◆ What is asked ◆
Without the pictures, print each of the records below exactly as it appears.

START

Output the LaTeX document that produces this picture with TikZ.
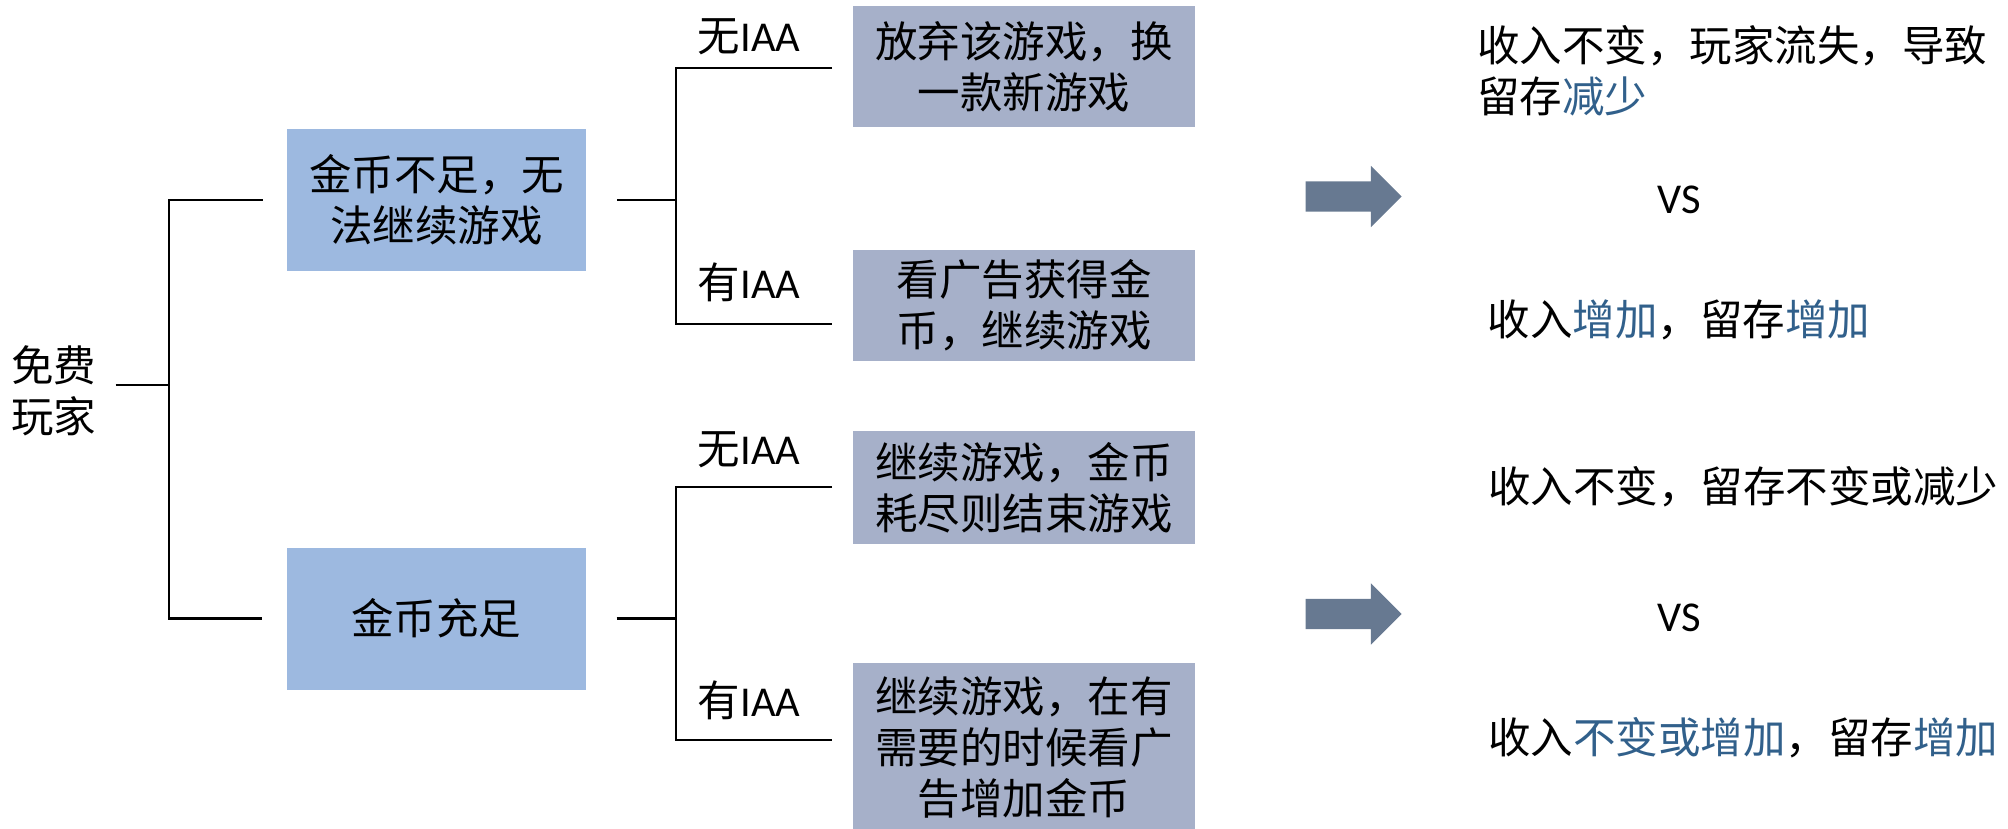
\documentclass[tikz,border=0pt]{standalone}
\usepackage{fontspec}
\setmainfont{Noto Sans CJK SC}
\newfontfamily\lat{Carlito}
\usetikzlibrary{shapes.arrows}
\definecolor{boxblue}{RGB}{157,185,224}
\definecolor{boxgray}{RGB}{166,176,201}
\definecolor{arrowc}{RGB}{103,121,145}
\definecolor{hl}{RGB}{49,96,139}
\begin{document}
\begin{tikzpicture}[x=1pt,y=-1pt,
  txt/.style={inner sep=0pt, font=\fontsize{42.5}{51}\selectfont, align=center},
  bluebox/.style={txt, fill=boxblue, minimum width=299, minimum height=142},
  graybox/.style={txt, fill=boxgray, minimum width=342},
  conn/.style={draw=black, line width=2.5pt},
  bigarrow/.style={single arrow, fill=arrowc, draw=none, inner xsep=0pt, inner ysep=15pt,
    minimum height=96, single arrow head extend=15.5pt,
    single arrow head indent=0pt}]
\useasboundingbox (0,0) rectangle (2008,829);
% nodes
\node[txt] (root) at (54,391) {免费\\玩家};
\node[bluebox] (box1) at (436.5,200) {金币不足，无\\法继续游戏};
\node[bluebox] (box2) at (436,618.5) {金币充足};
\node[graybox, minimum height=121] (b11) at (1024,66.5) {放弃该游戏，换\\一款新游戏};
\node[graybox, minimum height=111] (b12) at (1024,305.5) {看广告获得金\\币，继续游戏};
\node[graybox, minimum height=113] (b21) at (1024,487.5) {继续游戏，金币\\耗尽则结束游戏};
\node[graybox, minimum height=170] (b22) at (1024,748) {继续游戏，在有\\需要的时候看广\\告增加金币};
% labels
\node[txt] (l11) at (749,37) {无{\lat IAA}};
\node[txt] (l12) at (749,282) {有{\lat IAA}};
\node[txt] (l21) at (749,450) {无{\lat IAA}};
\node[txt] (l22) at (749,700) {有{\lat IAA}};
% right texts
\node[txt, align=left, anchor=west] (r1) at (1477,70.5) {收入不变，玩家流失，导致\\留存\textcolor{hl}{减少}};
\node[txt] (vs1) at (1679,200) {\lat VS};
\node[txt] (r2) at (1679,320) {收入\textcolor{hl}{增加}，留存\textcolor{hl}{增加}};
\node[txt] (r3) at (1743,487) {收入不变，留存不变或减少};
\node[txt] (vs2) at (1679,618) {\lat VS};
\node[txt] (r4) at (1743,738) {收入\textcolor{hl}{不变或增加}，留存\textcolor{hl}{增加}};
% arrows
\node[bigarrow] (a1) at (1346,196.5) {};
\node[bigarrow] (a2) at (1346,614) {};
% connectors level 1
\coordinate (j0) at (169,385);
\path (root.east) ++(19,0) coordinate (r0);
\draw[conn] (r0 |- j0) -- (j0);
\draw[conn] ([xshift=-24pt]box1.west) -| (j0 |- box2.west) -- ([xshift=-24pt]box2.west);
% connectors level 2
\coordinate (t11) at (832,68);
\coordinate (t12) at (832,324);
\coordinate (t21) at (832,487);
\coordinate (t22) at (832,740);
\draw[conn] ([xshift=31pt]box1.east) -- (676,200) coordinate (j1);
\draw[conn] (t11) -| (j1 |- t12) -- (t12);
\draw[conn] ([xshift=31pt]box2.east) -- (676,618.5) coordinate (j2);
\draw[conn] (t21) -| (j2 |- t22) -- (t22);
\end{tikzpicture}
\end{document}
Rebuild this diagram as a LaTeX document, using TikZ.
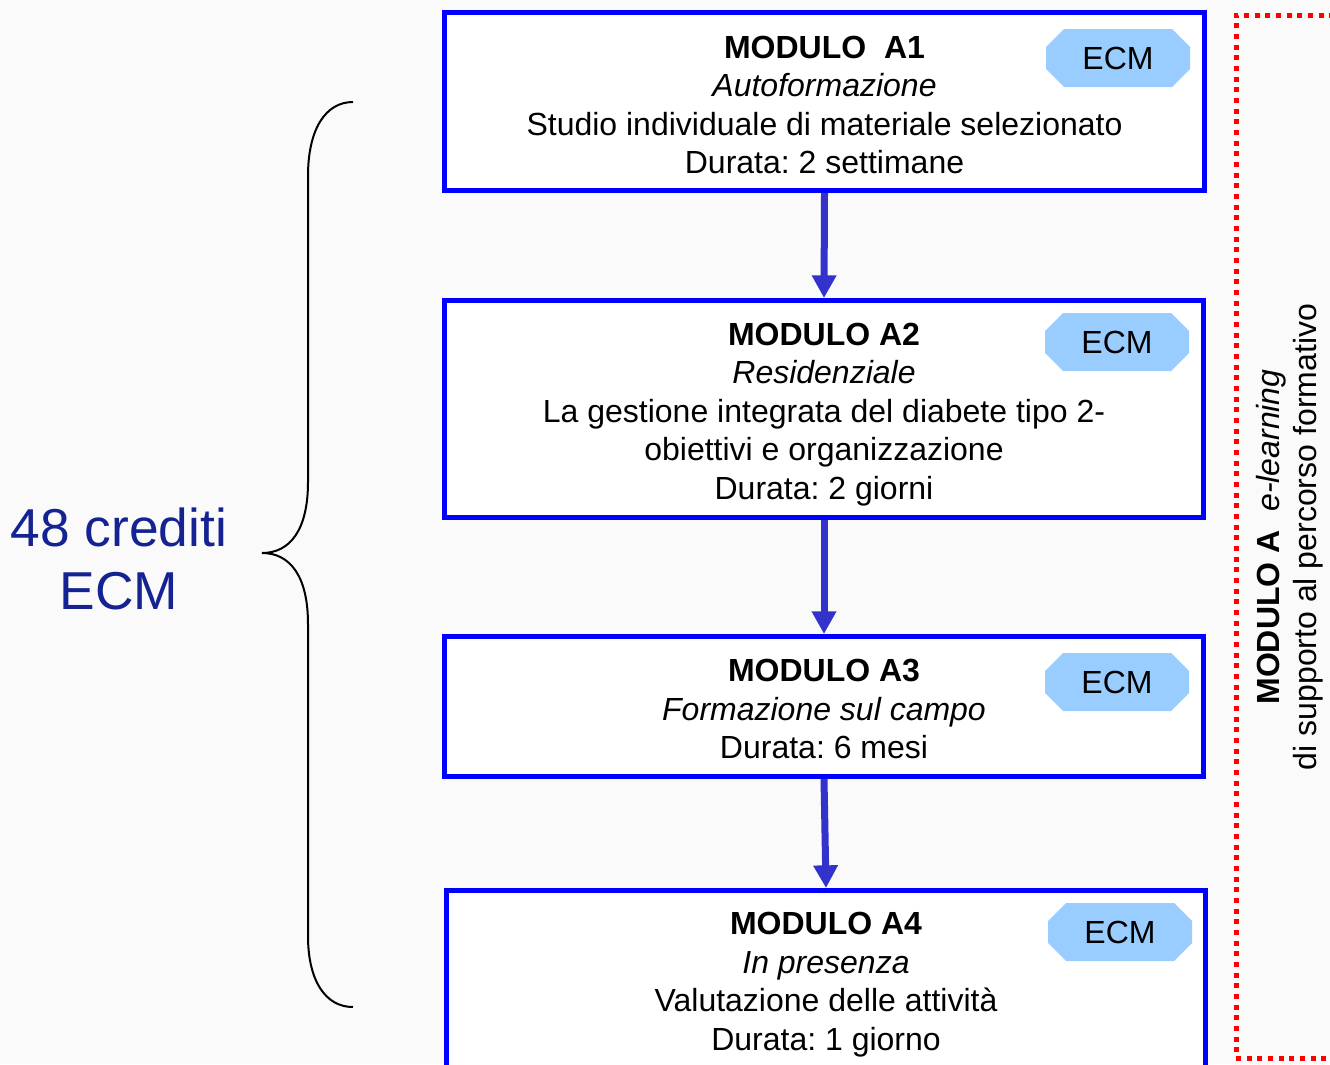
\documentclass[tikz,border=0pt]{standalone}
\usepackage{fontspec}
\setmainfont{Liberation Sans}
\usetikzlibrary{arrows.meta,calc}
\frenchspacing
\definecolor{boxblue}{RGB}{0,0,255}
\definecolor{arrowblue}{RGB}{51,51,204}
\definecolor{ecmfill}{RGB}{153,204,255}
\definecolor{navytext}{RGB}{20,35,145}
\definecolor{bgcol}{RGB}{250,250,250}
\definecolor{dotred}{RGB}{255,0,0}
\newcommand\ecmbadge[3]{%
  \fill[ecmfill] (#2-54,#3-29) -- (#2+54,#3-29) -- (#2+72,#3-11) -- (#2+72,#3+11) -- (#2+54,#3+29) -- (#2-54,#3+29) -- (#2-72,#3+11) -- (#2-72,#3-11) -- cycle;
  \node[badge] (#1) at (#2,#3) {ECM};}
\newcommand\toppad[1]{\rule{0pt}{#1}}
\begin{document}
\begin{tikzpicture}[x=0.75pt,y=-0.75pt,
  modbox/.style={draw=boxblue, line width=3.75pt, fill=white, inner sep=0pt, align=center, font=\fontsize{24}{28.9}\selectfont},
  badge/.style={inner sep=0pt, minimum width=108pt, minimum height=43.5pt, font=\fontsize{24}{28.9}\selectfont},
  flow/.style={draw=arrowblue, line width=5.25pt, -{Triangle[length=17pt,width=17.5pt]}},
  side/.style={font=\fontsize{24}{28}\selectfont, align=center}]
\useasboundingbox (0,0) rectangle (1330,1064);
\clip (0,0) rectangle (1330,1064);
\fill[bgcol] (0,0) rectangle (1330,1064);

% modules
\node[modbox, minimum width=570pt, minimum height=133.5pt] (a1) at (824.5,101.5)
  {\toppad{22pt}\textbf{MODULO\ \ A1}\\\textit{Autoformazione}\\Studio individuale di materiale selezionato\\Durata: 2 settimane};
\node[modbox, minimum width=569.25pt, minimum height=162.75pt] (a2) at (824,409)
  {\toppad{25pt}\textbf{MODULO A2}\\\textit{Residenziale}\\La gestione integrata del diabete tipo 2-\\obiettivi e organizzazione\\Durata: 2 giorni};
\node[modbox, minimum width=569.25pt, minimum height=105pt] (a3) at (824,706.5)
  {\toppad{20.5pt}\textbf{MODULO A3}\\\textit{Formazione sul campo}\\Durata: 6 mesi};
\node[modbox, minimum width=569.25pt, minimum height=135.75pt] (a4) at (826,981)
  {\toppad{22pt}\textbf{MODULO A4}\\\textit{In presenza}\\Valutazione delle attività\\Durata: 1 giorno};

% badges
\ecmbadge{e1}{1118}{58}
\ecmbadge{e2}{1117}{342}
\ecmbadge{e3}{1117}{682}
\ecmbadge{e4}{1120}{932}

% arrows
\draw[flow] (a1.south) -- (a2.north);
\draw[flow] (a2.south) -- (a3.north);
\draw[flow] (a3.south) -- (a4.north);

% brace
\draw[line width=1.5pt] (353,102) .. controls (325,102) and (308,130) .. (308,176) -- (308,482)
  .. controls (308,530) and (290,553) .. (262,553)
  .. controls (290,553) and (308,576) .. (308,624) -- (308,936)
  .. controls (308,980) and (325,1007) .. (353,1007);

\node[text=navytext, align=center, font=\fontsize{40}{47}\selectfont] (cred) at (119,559) {48 crediti\\ECM};

% e-learning frame
\draw[dotred, line width=3.75pt, dash pattern=on 3.75pt off 4.25pt] (1345,15) -- (1236,15) -- (1236,1058) -- (1345,1058);
\node[side, rotate=90] (elearn) at (1290,537)
  {\textbf{MODULO A}\hspace{14pt}\textit{e-learning}\\di supporto al percorso formativo};
\end{tikzpicture}
\end{document}
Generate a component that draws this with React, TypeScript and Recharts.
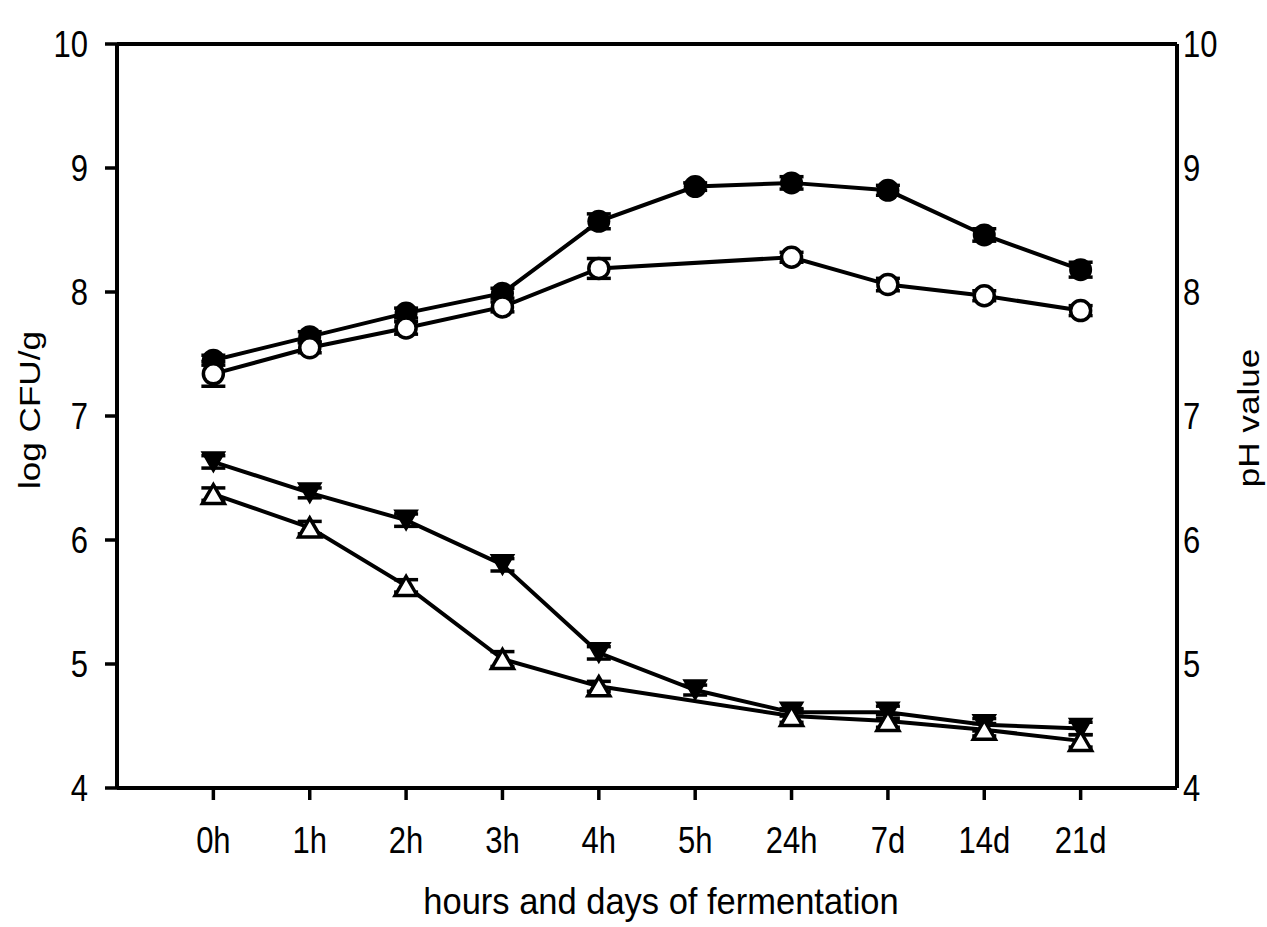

END

◆ Task response ◆
Output the LaTeX document that produces this picture with TikZ.
\documentclass[tikz,border=0pt]{standalone}
\usepackage{fontspec}
\setmainfont{Noto Sans CJK SC}
\newfontfamily\lat{Carlito}
\usetikzlibrary{shapes.arrows}
\definecolor{boxblue}{RGB}{157,185,224}
\definecolor{boxgray}{RGB}{166,176,201}
\definecolor{arrowc}{RGB}{103,121,145}
\definecolor{hl}{RGB}{49,96,139}
\begin{document}
\begin{tikzpicture}[x=1pt,y=-1pt,
  txt/.style={inner sep=0pt, font=\fontsize{42.5}{51}\selectfont, align=center},
  bluebox/.style={txt, fill=boxblue, minimum width=299, minimum height=142},
  graybox/.style={txt, fill=boxgray, minimum width=342},
  conn/.style={draw=black, line width=2.5pt},
  bigarrow/.style={single arrow, fill=arrowc, draw=none, inner xsep=0pt, inner ysep=15pt,
    minimum height=96, single arrow head extend=15.5pt,
    single arrow head indent=0pt}]
\useasboundingbox (0,0) rectangle (2008,829);
% nodes
\node[txt] (root) at (54,391) {免费\\玩家};
\node[bluebox] (box1) at (436.5,200) {金币不足，无\\法继续游戏};
\node[bluebox] (box2) at (436,618.5) {金币充足};
\node[graybox, minimum height=121] (b11) at (1024,66.5) {放弃该游戏，换\\一款新游戏};
\node[graybox, minimum height=111] (b12) at (1024,305.5) {看广告获得金\\币，继续游戏};
\node[graybox, minimum height=113] (b21) at (1024,487.5) {继续游戏，金币\\耗尽则结束游戏};
\node[graybox, minimum height=170] (b22) at (1024,748) {继续游戏，在有\\需要的时候看广\\告增加金币};
% labels
\node[txt] (l11) at (749,37) {无{\lat IAA}};
\node[txt] (l12) at (749,282) {有{\lat IAA}};
\node[txt] (l21) at (749,450) {无{\lat IAA}};
\node[txt] (l22) at (749,700) {有{\lat IAA}};
% right texts
\node[txt, align=left, anchor=west] (r1) at (1477,70.5) {收入不变，玩家流失，导致\\留存\textcolor{hl}{减少}};
\node[txt] (vs1) at (1679,200) {\lat VS};
\node[txt] (r2) at (1679,320) {收入\textcolor{hl}{增加}，留存\textcolor{hl}{增加}};
\node[txt] (r3) at (1743,487) {收入不变，留存不变或减少};
\node[txt] (vs2) at (1679,618) {\lat VS};
\node[txt] (r4) at (1743,738) {收入\textcolor{hl}{不变或增加}，留存\textcolor{hl}{增加}};
% arrows
\node[bigarrow] (a1) at (1346,196.5) {};
\node[bigarrow] (a2) at (1346,614) {};
% connectors level 1
\coordinate (j0) at (169,385);
\path (root.east) ++(19,0) coordinate (r0);
\draw[conn] (r0 |- j0) -- (j0);
\draw[conn] ([xshift=-24pt]box1.west) -| (j0 |- box2.west) -- ([xshift=-24pt]box2.west);
% connectors level 2
\coordinate (t11) at (832,68);
\coordinate (t12) at (832,324);
\coordinate (t21) at (832,487);
\coordinate (t22) at (832,740);
\draw[conn] ([xshift=31pt]box1.east) -- (676,200) coordinate (j1);
\draw[conn] (t11) -| (j1 |- t12) -- (t12);
\draw[conn] ([xshift=31pt]box2.east) -- (676,618.5) coordinate (j2);
\draw[conn] (t21) -| (j2 |- t22) -- (t22);
\end{tikzpicture}
\end{document}
Rebuild this diagram as a LaTeX document, using TikZ.
\documentclass[tikz,border=0pt]{standalone}
\usepackage{fontspec}
\setmainfont{Liberation Sans}
\usetikzlibrary{arrows.meta,calc}
\frenchspacing
\definecolor{boxblue}{RGB}{0,0,255}
\definecolor{arrowblue}{RGB}{51,51,204}
\definecolor{ecmfill}{RGB}{153,204,255}
\definecolor{navytext}{RGB}{20,35,145}
\definecolor{bgcol}{RGB}{250,250,250}
\definecolor{dotred}{RGB}{255,0,0}
\newcommand\ecmbadge[3]{%
  \fill[ecmfill] (#2-54,#3-29) -- (#2+54,#3-29) -- (#2+72,#3-11) -- (#2+72,#3+11) -- (#2+54,#3+29) -- (#2-54,#3+29) -- (#2-72,#3+11) -- (#2-72,#3-11) -- cycle;
  \node[badge] (#1) at (#2,#3) {ECM};}
\newcommand\toppad[1]{\rule{0pt}{#1}}
\begin{document}
\begin{tikzpicture}[x=0.75pt,y=-0.75pt,
  modbox/.style={draw=boxblue, line width=3.75pt, fill=white, inner sep=0pt, align=center, font=\fontsize{24}{28.9}\selectfont},
  badge/.style={inner sep=0pt, minimum width=108pt, minimum height=43.5pt, font=\fontsize{24}{28.9}\selectfont},
  flow/.style={draw=arrowblue, line width=5.25pt, -{Triangle[length=17pt,width=17.5pt]}},
  side/.style={font=\fontsize{24}{28}\selectfont, align=center}]
\useasboundingbox (0,0) rectangle (1330,1064);
\clip (0,0) rectangle (1330,1064);
\fill[bgcol] (0,0) rectangle (1330,1064);

% modules
\node[modbox, minimum width=570pt, minimum height=133.5pt] (a1) at (824.5,101.5)
  {\toppad{22pt}\textbf{MODULO\ \ A1}\\\textit{Autoformazione}\\Studio individuale di materiale selezionato\\Durata: 2 settimane};
\node[modbox, minimum width=569.25pt, minimum height=162.75pt] (a2) at (824,409)
  {\toppad{25pt}\textbf{MODULO A2}\\\textit{Residenziale}\\La gestione integrata del diabete tipo 2-\\obiettivi e organizzazione\\Durata: 2 giorni};
\node[modbox, minimum width=569.25pt, minimum height=105pt] (a3) at (824,706.5)
  {\toppad{20.5pt}\textbf{MODULO A3}\\\textit{Formazione sul campo}\\Durata: 6 mesi};
\node[modbox, minimum width=569.25pt, minimum height=135.75pt] (a4) at (826,981)
  {\toppad{22pt}\textbf{MODULO A4}\\\textit{In presenza}\\Valutazione delle attività\\Durata: 1 giorno};

% badges
\ecmbadge{e1}{1118}{58}
\ecmbadge{e2}{1117}{342}
\ecmbadge{e3}{1117}{682}
\ecmbadge{e4}{1120}{932}

% arrows
\draw[flow] (a1.south) -- (a2.north);
\draw[flow] (a2.south) -- (a3.north);
\draw[flow] (a3.south) -- (a4.north);

% brace
\draw[line width=1.5pt] (353,102) .. controls (325,102) and (308,130) .. (308,176) -- (308,482)
  .. controls (308,530) and (290,553) .. (262,553)
  .. controls (290,553) and (308,576) .. (308,624) -- (308,936)
  .. controls (308,980) and (325,1007) .. (353,1007);

\node[text=navytext, align=center, font=\fontsize{40}{47}\selectfont] (cred) at (119,559) {48 crediti\\ECM};

% e-learning frame
\draw[dotred, line width=3.75pt, dash pattern=on 3.75pt off 4.25pt] (1345,15) -- (1236,15) -- (1236,1058) -- (1345,1058);
\node[side, rotate=90] (elearn) at (1290,537)
  {\textbf{MODULO A}\hspace{14pt}\textit{e-learning}\\di supporto al percorso formativo};
\end{tikzpicture}
\end{document}
Generate a component that draws this with React, TypeScript and Recharts.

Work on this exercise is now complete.